» **BRIEF**: Begin the copy with the line that contains "Recreate this image" and end it with the line that contains "depth = 0.0315". Print these lines exactly and omit all pictures.

» **SUPPLIED DATA**:

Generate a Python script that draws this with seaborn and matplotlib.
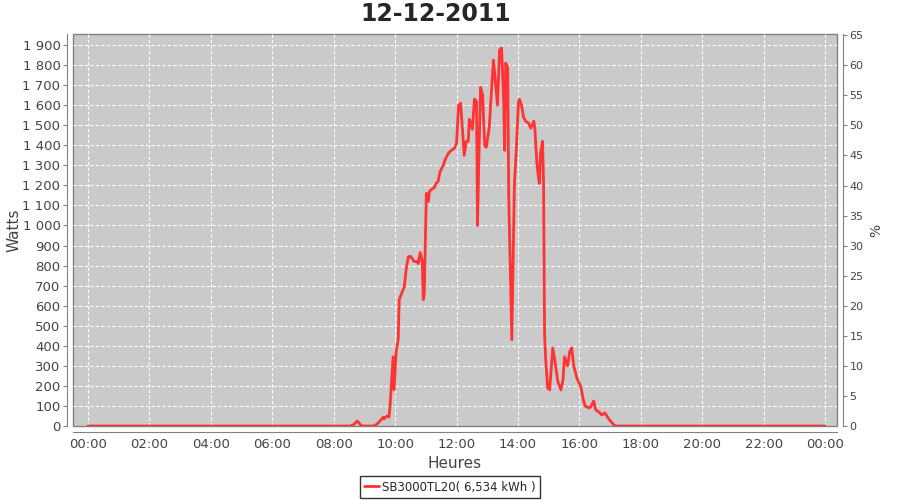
import numpy as np
import pandas as pd
import matplotlib
matplotlib.use("Agg")
import matplotlib.pyplot as plt
import matplotlib.ticker as mticker
import seaborn as sns

# Production du 12-12-2011 (heure, watts)
heures = ["00:00", "08:32", "08:38", "08:46", "08:51", "08:55", "09:19", "09:27",
          "09:37", "09:38", "09:44", "09:48", "09:50", "09:56", "09:58", "10:02",
          "10:06", "10:08", "10:14", "10:18", "10:22", "10:26", "10:31", "10:37",
          "10:43", "10:45", "10:49", "10:53", "10:55", "10:57", "11:01", "11:05",
          "11:07", "11:11", "11:17", "11:20", "11:24", "11:28", "11:34", "11:38",
          "11:44", "11:50", "11:56", "12:00", "12:04", "12:08", "12:11", "12:15",
          "12:19", "12:23", "12:25", "12:31", "12:35", "12:39", "12:41", "12:43",
          "12:47", "12:51", "12:55", "12:58", "13:04", "13:08", "13:12", "13:14",
          "13:20", "13:24", "13:28", "13:32", "13:34", "13:36", "13:40", "13:42",
          "13:48", "13:51", "13:53", "13:57", "14:01", "14:03", "14:07", "14:11",
          "14:15", "14:21", "14:25", "14:31", "14:33", "14:37", "14:40", "14:42",
          "14:44", "14:48", "14:50", "14:52", "14:54", "14:58", "15:02", "15:08",
          "15:12", "15:18", "15:24", "15:28", "15:31", "15:37", "15:41", "15:45",
          "15:49", "15:55", "16:03", "16:07", "16:11", "16:19", "16:22", "16:28",
          "16:32", "16:38", "16:44", "16:50", "16:56", "17:04", "17:10", "24:00"]
watts = [0, 0, 5, 25, 10, 0, 0, 15,
         45, 35, 50, 45, 95, 345, 180, 370,
         430, 630, 670, 695, 790, 845, 845, 820,
         820, 810, 865, 820, 630, 665, 1160, 1120,
         1170, 1180, 1190, 1210, 1220, 1270, 1300, 1330,
         1360, 1375, 1385, 1410, 1600, 1610, 1500, 1350,
         1420, 1420, 1530, 1480, 1630, 1620, 1000, 1260,
         1690, 1650, 1400, 1390, 1490, 1660, 1825, 1775,
         1600, 1875, 1885, 1625, 1375, 1810, 1790, 1140,
         430, 890, 1200, 1390, 1615, 1630, 1600, 1540,
         1520, 1510, 1485, 1520, 1485, 1310, 1240, 1210,
         1360, 1420, 1220, 460, 340, 190, 180, 390,
         330, 220, 180, 230, 345, 300, 370, 390,
         300, 240, 195, 140, 100, 90, 95, 125,
         80, 70, 55, 65, 40, 15, 0, 0]

titre = "12-12-2011"
serie = "SB3000TL20( 6,534 kWh )"
x_ticks = list(range(0, 25, 2))
x_labels = ["%02d:00" % (h % 24) for h in x_ticks]

df = pd.DataFrame({"heure": heures, "watts": watts})
df["h"] = pd.to_timedelta(df["heure"] + ":00") / pd.Timedelta(hours=1)

sns.set_style("white")
plt.rcParams["font.family"] = ["DejaVu Sans"]

fig = plt.figure(figsize=(9, 5), dpi=100)
ax = fig.add_axes([73 / 900, 1 - 426 / 500, (837 - 73) / 900, (426 - 34) / 500])
ax.set_facecolor("#CACACA")
ax.patch.set_edgecolor("#808080")
ax.patch.set_linewidth(1)

sns.lineplot(data=df, x="h", y="watts", ax=ax, color="#FF3333", linewidth=2,
             label=serie, zorder=3)

ax.set_xlim(-0.49, 24.39)
ax.set_ylim(0, 1955)
ax.set_xticks(x_ticks)
ax.set_xticklabels(x_labels)
ax.yaxis.set_major_locator(mticker.MultipleLocator(100))
ax.yaxis.set_major_formatter(mticker.FuncFormatter(
    lambda v, p: "{:,}".format(int(v)).replace(",", " ")))
ax.grid(True, color="white", linestyle=(0, (3, 2)), linewidth=0.8)
ax.set_axisbelow(True)

for s in ["top", "right"]:
    ax.spines[s].set_visible(False)
for s in ["left", "bottom"]:
    ax.spines[s].set_position(("outward", 4))
    ax.spines[s].set_color("#808080")
ax.tick_params(axis="both", direction="out", length=3, width=0.8,
               colors="#808080", labelcolor="#444444", labelsize=9.5, pad=2)

ax.set_xlabel("Heures", fontsize=11, color="#444444", labelpad=3)
ax.set_ylabel("Watts", fontsize=11, color="#444444")
ax.yaxis.set_label_coords(-0.068, 0.5)
fig.text(436 / 900, 1 - 14 / 500, titre, fontsize=17, fontweight="bold",
         ha="center", va="center")

ax2 = ax.twinx()
ax2.set_ylim(0, 65.2)
ax2.yaxis.set_major_locator(mticker.MultipleLocator(5))
for s in ["top", "left", "bottom"]:
    ax2.spines[s].set_visible(False)
ax2.spines["right"].set_position(("outward", 4))
ax2.spines["right"].set_color("#808080")
ax2.tick_params(axis="y", direction="out", length=3, width=0.8,
                colors="#808080", labelcolor="#444444", labelsize=8, pad=2)
ax2.set_ylabel("%", fontsize=10, color="#444444", labelpad=4)
ax2.grid(False)

ax.legend_.remove()
h, l = ax.get_legend_handles_labels()
leg = fig.legend(h, l, loc="lower center", bbox_to_anchor=(0.5, 0.0),
                 frameon=True, fancybox=False, fontsize=8.5, handlelength=1.2,
                 handletextpad=0.3, borderpad=0.35, borderaxespad=0.2)
leg.get_frame().set_edgecolor("black")
leg.get_frame().set_linewidth(1)

fig.savefig("out.png", dpi=100)
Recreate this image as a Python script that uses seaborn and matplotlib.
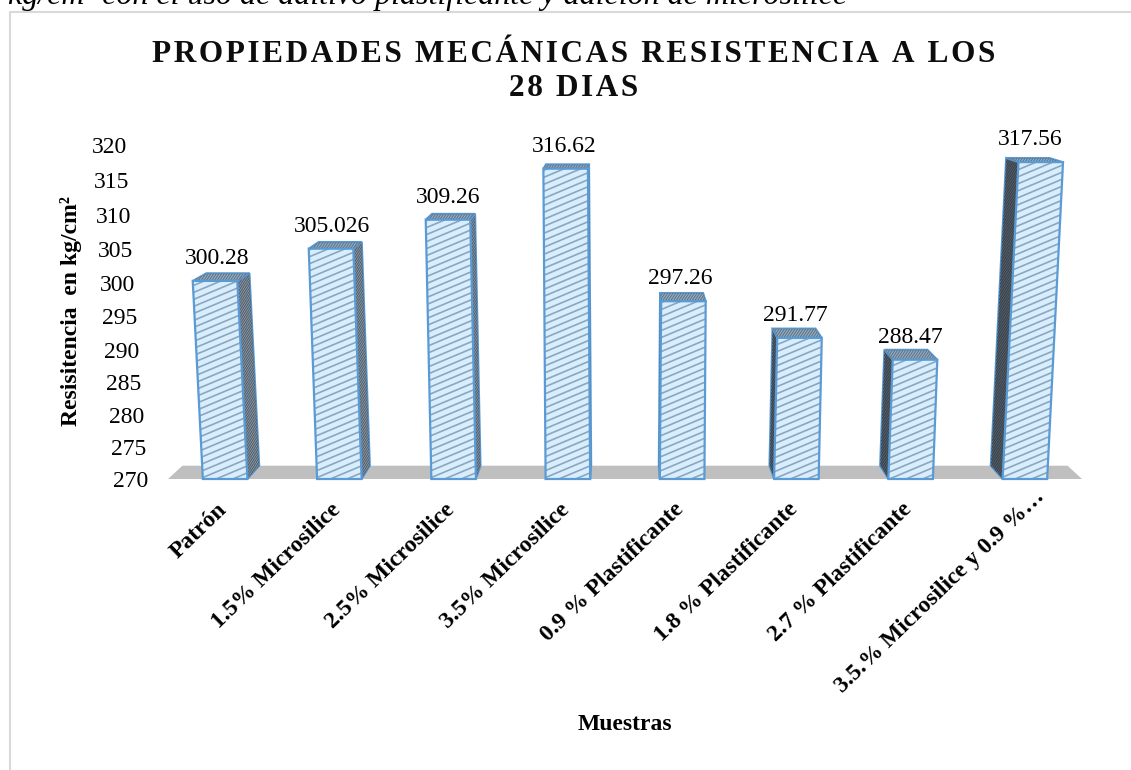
import matplotlib
matplotlib.use('Agg')
import matplotlib.pyplot as plt
import seaborn as sns
import numpy as np
from matplotlib.collections import LineCollection
from matplotlib.lines import Line2D
from matplotlib.patches import Polygon
from matplotlib.transforms import Affine2D, IdentityTransform, ScaledTranslation

muestras = ['Patrón', '1.5% Microsilice', '2.5% Microsilice', '3.5% Microsilice',
            '0.9 % Plastificante', '1.8 % Plastificante', '2.7 % Plastificante',
            '3.5.% Microsilice y 0.9 %…']
resistencia = [300.28, 305.026, 309.26, 316.62, 297.26, 291.77, 288.47, 317.56]
etiquetas = ['300.28', '305.026', '309.26', '316.62', '297.26', '291.77', '288.47', '317.56']
yticks = list(range(270, 325, 5))

titulo = ['PROPIEDADES MECÁNICAS RESISTENCIA A LOS', '28 DIAS']
encabezado = 'kg/cm² con el uso de aditivo plastificante y adición de microsilice'

sns.set_theme(style='white')
plt.rcParams['font.family'] = ['Liberation Serif', 'DejaVu Serif']

W, H = 1131, 770
EDGE = '#5b9bd5'
base = 270
vanish = (3.5, 336.5)   # punto de fuga de la perspectiva
depth = 0.0315


def back(p):
    return (p[0] + (vanish[0] - p[0]) * depth, p[1] + (vanish[1] - p[1]) * depth)


# el eje 3D no es lineal: las marcas se separan un poco hacia arriba
def forward(v):
    u = np.asarray(v, dtype=float) - base
    return 6.33 * u + 0.007 * u ** 2


def inverse(g):
    g = np.asarray(g, dtype=float)
    return base + (-6.33 + np.sqrt(np.maximum(6.33 ** 2 + 4 * 0.007 * g, 0))) / (2 * 0.007)


def hatch(ax, pts, color, spacing, slope, lw, z):
    # rayado inclinado, recortado a la cara
    poly = Polygon(pts, closed=True, transform=ax.transData, fill=False, lw=0)
    ax.add_patch(poly)
    disp = ax.transData.transform(pts)
    x0, x1 = disp[:, 0].min() - 2, disp[:, 0].max() + 2
    y0, y1 = disp[:, 1].min(), disp[:, 1].max()
    segs = []
    for c in np.arange(y0 - slope * (x1 - x0) - spacing, y1 + spacing, spacing):
        segs.append([(x0, c), (x1, c + slope * (x1 - x0))])
    lc = LineCollection(segs, colors=color, linewidths=lw, transform=IdentityTransform(), zorder=z)
    ax.add_collection(lc, autolim=False)
    lc.set_clip_path(poly.get_path(), poly.get_transform())


def face(ax, pts, fill, line, spacing, slope, z):
    ax.add_patch(Polygon(pts, closed=True, facecolor=fill, edgecolor=EDGE, lw=1.4, zorder=z, clip_on=False))
    hatch(ax, pts, line, spacing, slope, 0.9, z + 0.1)


fig = plt.figure(figsize=(W / 100, H / 100), dpi=100)
ax = fig.add_axes([168 / W, 1 - 479 / H, 914 / W, 334 / H])

sns.barplot(x=muestras, y=resistencia, width=0.39, color='#d9eefc', saturation=1,
            edgecolor=EDGE, linewidth=1.6, ax=ax)
ax.set_yscale('function', functions=(forward, inverse))
ax.set_xlim(-0.5, 7.5)
ax.set_ylim(base, 320)
sns.despine(ax=ax, left=True, bottom=True)

# piso gris
p0, p1 = (-0.5, base), (7.5, base)
ax.add_patch(Polygon([p0, p1, back(p1), back(p0)], closed=True, facecolor='#bfbfbf',
                     edgecolor='none', zorder=1, clip_on=False))

for bar, v, etq in zip(ax.patches[:len(resistencia)], resistencia, etiquetas):
    c = bar.get_x() + bar.get_width() / 2
    s = (c - 3.5) * 8.35e-4
    bar.set_y(base)
    bar.set_height(v - base)
    bar.set_transform(Affine2D.from_values(1, 0, s, 1, -s * base, 0) + ax.transData)
    bar.set_clip_on(False)
    l, r = bar.get_x(), bar.get_x() + bar.get_width()
    bl, br = (l, base), (r, base)
    tl, tr = (l + s * (v - base), v), (r + s * (v - base), v)

    # caras laterales y superior
    if back(br)[0] > br[0]:
        face(ax, [br, tr, back(tr), back(br)], '#9aa9b8', '#56626e', 3.5, 1.6, 2)
    if back(bl)[0] < bl[0]:
        face(ax, [bl, tl, back(tl), back(bl)], '#5d6873', '#3b444d', 3.5, 1.6, 2)
    face(ax, [tl, tr, back(tr), back(tl)], '#9db3c6', '#62788c', 4, 1.5, 2.2)

    # cara frontal
    front = [bl, br, tr, tl]
    ax.add_patch(Polygon(front, closed=True, facecolor='#d9eefc', edgecolor='none', zorder=3, clip_on=False))
    hatch(ax, front, '#8aa6c0', 7, 0.42, 1.2, 3.5)
    bar.set_facecolor('none')
    bar.set_zorder(4)

    # valor sobre la barra
    dx = 0.5 * s * (v - base) * 114.25 - 3
    ax.annotate(etq, (c, v), xytext=(dx * 0.72, 17 * 0.72),
                textcoords='offset points', ha='center', va='baseline',
                fontsize=17, color='black', zorder=6, annotation_clip=False)

# ejes
ax.set_yticks(yticks)
ax.minorticks_off()
ax.tick_params(axis='both', length=0, pad=0)
ax.set_yticklabels([str(t) for t in yticks], fontsize=17, color='black')
for lab, t in zip(ax.get_yticklabels(), yticks):
    px = -(20 + (t - base) * 21 / 50)
    lab.set_transform(lab.get_transform() + ScaledTranslation(px / 100, 0, fig.dpi_scale_trans))

ax.set_xticks(range(len(muestras)))
ax.set_xticklabels(muestras, fontsize=17, fontweight='bold', color='black',
                   rotation=44, ha='right', va='top', rotation_mode='anchor')
for i, lab in enumerate(ax.get_xticklabels()):
    # la ultima etiqueta va mas alta y a la derecha por el largo del texto
    ox, oy = (9, -7) if i == len(muestras) - 1 else (-9, -20)
    lab.set_transform(lab.get_transform() + ScaledTranslation(ox / 100, oy / 100, fig.dpi_scale_trans))

ax.set_ylabel('Resisitencia  en kg/cm²', fontsize=17, fontweight='bold', color='black')
ax.yaxis.set_label_coords((82 - 168) / 914, 0.503)
ax.set_xlabel('Muestras', fontsize=17, fontweight='bold', color='black')
ax.xaxis.set_label_coords(0.5, -(724 - 479) / 334)
ax.xaxis.label.set_va('center')

# titulo con espaciado entre letras
for txt, y in zip(titulo, [55, 88]):
    fig.text(574 / W, 1 - y / H, '\u200a'.join(txt), ha='center', va='center',
             fontsize=22.5, fontweight='bold', color='#0d0d0d')

# texto del documento, cortado arriba, y marco del grafico
fig.text(8 / W, 1 - 4 / H, encabezado, ha='left', va='baseline', fontsize=23,
         style='italic', color='black')
fig.add_artist(Line2D([9.5 / W, 9.5 / W, 1], [0, 1 - 12 / H, 1 - 12 / H],
                      color='#d9d9d9', lw=1.5, transform=fig.transFigure))

fig.savefig('out.png', dpi=100)
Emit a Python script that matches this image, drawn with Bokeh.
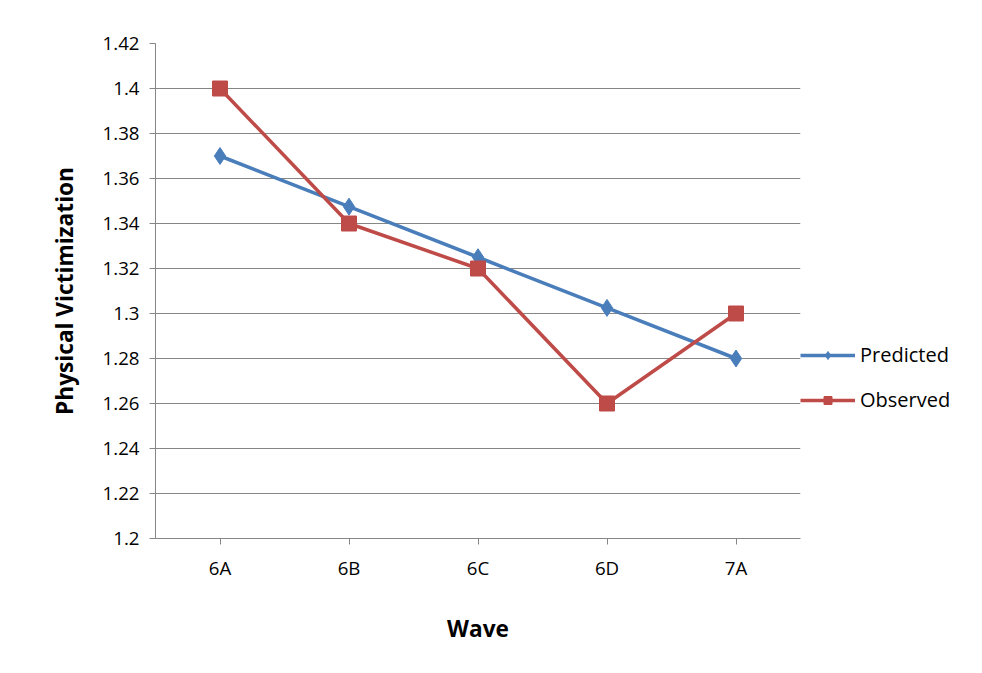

» **FINISHED EXERCISE**:
Recreate this image as a Python script that uses seaborn and matplotlib.
import matplotlib
matplotlib.use('Agg')
import matplotlib.pyplot as plt
import seaborn as sns
import numpy as np
from matplotlib.collections import LineCollection
from matplotlib.lines import Line2D
from matplotlib.patches import Polygon
from matplotlib.transforms import Affine2D, IdentityTransform, ScaledTranslation

muestras = ['Patrón', '1.5% Microsilice', '2.5% Microsilice', '3.5% Microsilice',
            '0.9 % Plastificante', '1.8 % Plastificante', '2.7 % Plastificante',
            '3.5.% Microsilice y 0.9 %…']
resistencia = [300.28, 305.026, 309.26, 316.62, 297.26, 291.77, 288.47, 317.56]
etiquetas = ['300.28', '305.026', '309.26', '316.62', '297.26', '291.77', '288.47', '317.56']
yticks = list(range(270, 325, 5))

titulo = ['PROPIEDADES MECÁNICAS RESISTENCIA A LOS', '28 DIAS']
encabezado = 'kg/cm² con el uso de aditivo plastificante y adición de microsilice'

sns.set_theme(style='white')
plt.rcParams['font.family'] = ['Liberation Serif', 'DejaVu Serif']

W, H = 1131, 770
EDGE = '#5b9bd5'
base = 270
vanish = (3.5, 336.5)   # punto de fuga de la perspectiva
depth = 0.0315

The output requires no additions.